Access Issue: Mt. St. Helena Crags - Fire Damage from Fall 2017 Details

Description

The Far Side is mainly pocketed climbing on moderate steep steep faces. Its actually a bunch of 50 foot rocks in one dense area, and none of them (to my knowledge) have been named, so we address them in group. It's a beautiful place that's far enough off the beaten path not see much traffic.

Many of the early routes here were established by Ken Stanton and friends back in the '80s. This isn't a pure "sport" crag. Take some gear with you. There is often ample protection in the horizontal slots. Tri-cams and TCUs are helpful. With this in mind, the X ratings given many of these climbs seem excessive. Most routes do not have lower-off anchors. Its easy to set up top rope anchors for most climbs with long slings, and you can scramble to/from the anchors around the back.

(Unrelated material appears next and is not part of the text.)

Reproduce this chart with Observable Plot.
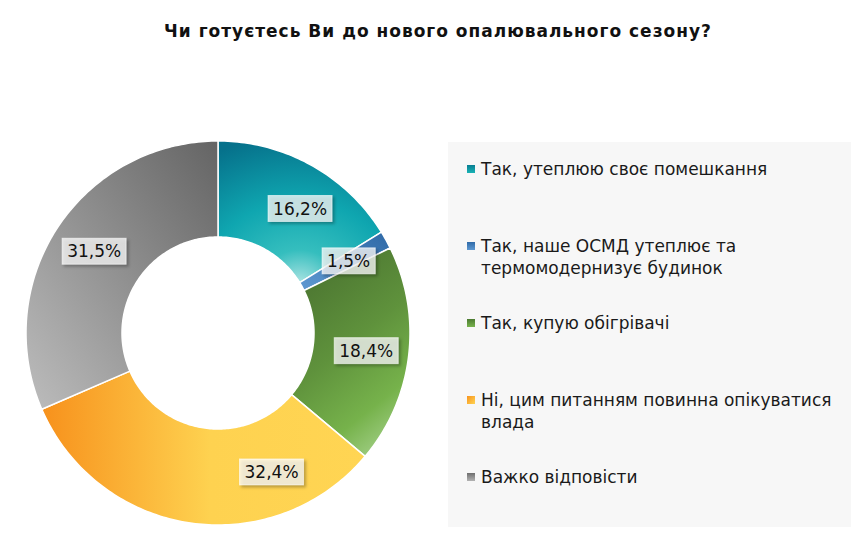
<!DOCTYPE html>
<html><head><meta charset="utf-8">
<script src="https://cdn.jsdelivr.net/npm/d3@7"></script>
<script src="https://cdn.jsdelivr.net/npm/@observablehq/plot@0.6"></script>
<style>
body{margin:0;background:#fff;font-family:"DejaVu Sans",sans-serif;}
#wrap{position:relative;width:856px;height:553px;overflow:hidden;background:#fff}
#title{position:absolute;left:10px;width:856px;top:20px;text-align:center;font-weight:bold;font-size:17px;letter-spacing:1px;color:#111;line-height:22px}
#chart{position:absolute;left:0;top:0}
#legend{position:absolute;left:448px;top:142px;width:403px;height:385px;background:#f7f7f7;box-sizing:border-box;padding-top:16px}
.item{height:77px;position:relative;padding-left:33px;font-size:17px;line-height:22px;color:#1a1a1a;width:360px}
.sw{position:absolute;left:19px;top:7px;width:8px;height:8px}
</style></head>
<body>
<div id="wrap">
  <div id="title">Чи готуєтесь Ви до нового опалювального сезону?</div>
  <div id="chart"></div>
  <div id="legend"></div>
</div>
<script>
// ---- data ----
const categories = [
  "Так, утеплюю своє помешкання",
  "Так, наше ОСМД утеплює та термомодернизує будинок",
  "Так, купую обігрівачі",
  "Ні, цим питанням повинна опікуватися влада",
  "Важко відповісти"
];
const values = [16.2, 1.5, 18.4, 32.4, 31.5];
const labels = ["16,2%", "1,5%", "18,4%", "32,4%", "31,5%"];

// ---- style ----
const gradIds = ["gTeal", "gBlue", "gGreen", "gOrange", "gGrey"];
const swatchCss = [
  "linear-gradient(#087d92,#19b3b5)",
  "linear-gradient(#2f6aa8,#5e98d1)",
  "linear-gradient(#4b7a30,#78b34d)",
  "linear-gradient(135deg,#f7931e,#ffd452)",
  "linear-gradient(#6e6e6e,#b3b3b3)"
];
const innerRatio = 0.5;
const labelRadius = 0.775;
const labelAlong = [0.57, 0.5, 0.5, 0.25, 0.5]; // where along each slice the label sits

// ---- geometry derived from values ----
const total = d3.sum(values);
const cum = d3.cumsum(values);
const rows = [];
const labelRows = [];
values.forEach((v, i) => {
  const s = (cum[i] - v) / total, e = cum[i] / total;
  const n = Math.max(4, Math.ceil((e - s) * 360));
  for (let k = 0; k <= n; k++) {
    const a = 2 * Math.PI * (s + (e - s) * k / n);
    rows.push({cat: categories[i], x1: Math.sin(a), y1: Math.cos(a), x2: innerRatio * Math.sin(a), y2: innerRatio * Math.cos(a)});
  }
  const am = 2 * Math.PI * (s + (e - s) * labelAlong[i]);
  labelRows.push({cat: categories[i], text: labels[i], x: labelRadius * Math.sin(am), y: labelRadius * Math.cos(am)});
});

const chart = Plot.plot({
  width: 440, height: 553,
  marginLeft: 26, marginRight: 30, marginTop: 141, marginBottom: 28,
  x: {domain: [-1, 1], axis: null},
  y: {domain: [-1, 1], axis: null},
  color: {domain: categories, range: gradIds.map(id => `url(#${id})`)},
  style: {background: "transparent", fontFamily: "DejaVu Sans", overflow: "visible"},
  marks: [
    Plot.area(rows, {x1: "x1", y1: "y1", x2: "x2", y2: "y2", z: "cat", fill: "cat", stroke: "white", strokeWidth: 1.5}),
    Plot.text(labelRows, {x: "x", y: "y", text: "text", fontSize: 17, fill: "#111"})
  ]
});
document.getElementById("chart").appendChild(chart);

// gradients
const svg = d3.select(chart);
const defs = svg.insert("defs", ":first-child");
function lin(id, x1, y1, x2, y2, stops) {
  const g = defs.append("linearGradient").attr("id", id).attr("x1", x1).attr("y1", y1).attr("x2", x2).attr("y2", y2);
  stops.forEach(([o, c]) => g.append("stop").attr("offset", o).attr("stop-color", c));
}
const rg = defs.append("radialGradient").attr("id", "gTeal").attr("cx", 0.5).attr("cy", 1).attr("r", 1.05);
[[0, "#a9e3e2"], [0.22, "#35bebe"], [0.55, "#0fa6b0"], [1, "#06718b"]].forEach(([o, c]) => rg.append("stop").attr("offset", o).attr("stop-color", c));
lin("gBlue", 0, 1, 1, 0, [[0, "#5f99d2"], [1, "#2f69a6"]]);
lin("gGreen", 0.3, 0, 0.75, 1, [[0, "#4a7330"], [0.45, "#5f923c"], [0.78, "#76b24b"], [1, "#a3d088"]]);
lin("gOrange", 0, 0, 1, 0, [[0, "#f7911c"], [0.52, "#fed250"], [1, "#ffd553"]]);
lin("gGrey", 1, 0, 0, 1, [[0, "#646464"], [1, "#bdbdbd"]]);

// label boxes
svg.selectAll("g[aria-label='text'] text").each(function () {
  const b = this.getBBox();
  d3.select(this.parentNode).insert("rect", () => this)
    .attr("transform", this.getAttribute("transform"))
    .attr("x", b.x - 5).attr("y", b.y - 3).attr("width", b.width + 10).attr("height", b.height + 6)
    .attr("fill", "rgba(255,255,255,0.76)").attr("stroke", "rgba(255,255,255,0.6)")
    .style("filter", "drop-shadow(2px 2px 1.5px rgba(0,0,0,0.35))");
});

// legend
const legend = d3.select("#legend");
categories.forEach((c, i) => {
  const it = legend.append("div").attr("class", "item");
  it.append("div").attr("class", "sw").style("background", swatchCss[i]);
  it.append("span").text(c);
});
</script>
</body></html>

The naming of the route "New Tradition" was meant to symbolize the new style (circa 2000) of bolting ethic this area deserves. I am happy to see this tradition taking hold. According to some comments, however, another new, new tradition is to upgrade the ratings for almost every climb out there.

If you like trad climbing, consider climbing "Tradfest II 5.9," a contrived "multipitch" adventure linking 7 moderate trad climbs on 6 pinnacles from the bottom to the top of The Far Side. A description and a link to a video are provided for the route "Tradfest."

Getting There

The trail from The Bubble is about 1/2 mile up and down hill. Watch out for poison oak along the way- it is difficult to see, as it is mixed in with the various other deciduous species in the undergrowth you are meandering past and through. This and the occasional sharp branch dictate the favor of wearing long pants for this approach.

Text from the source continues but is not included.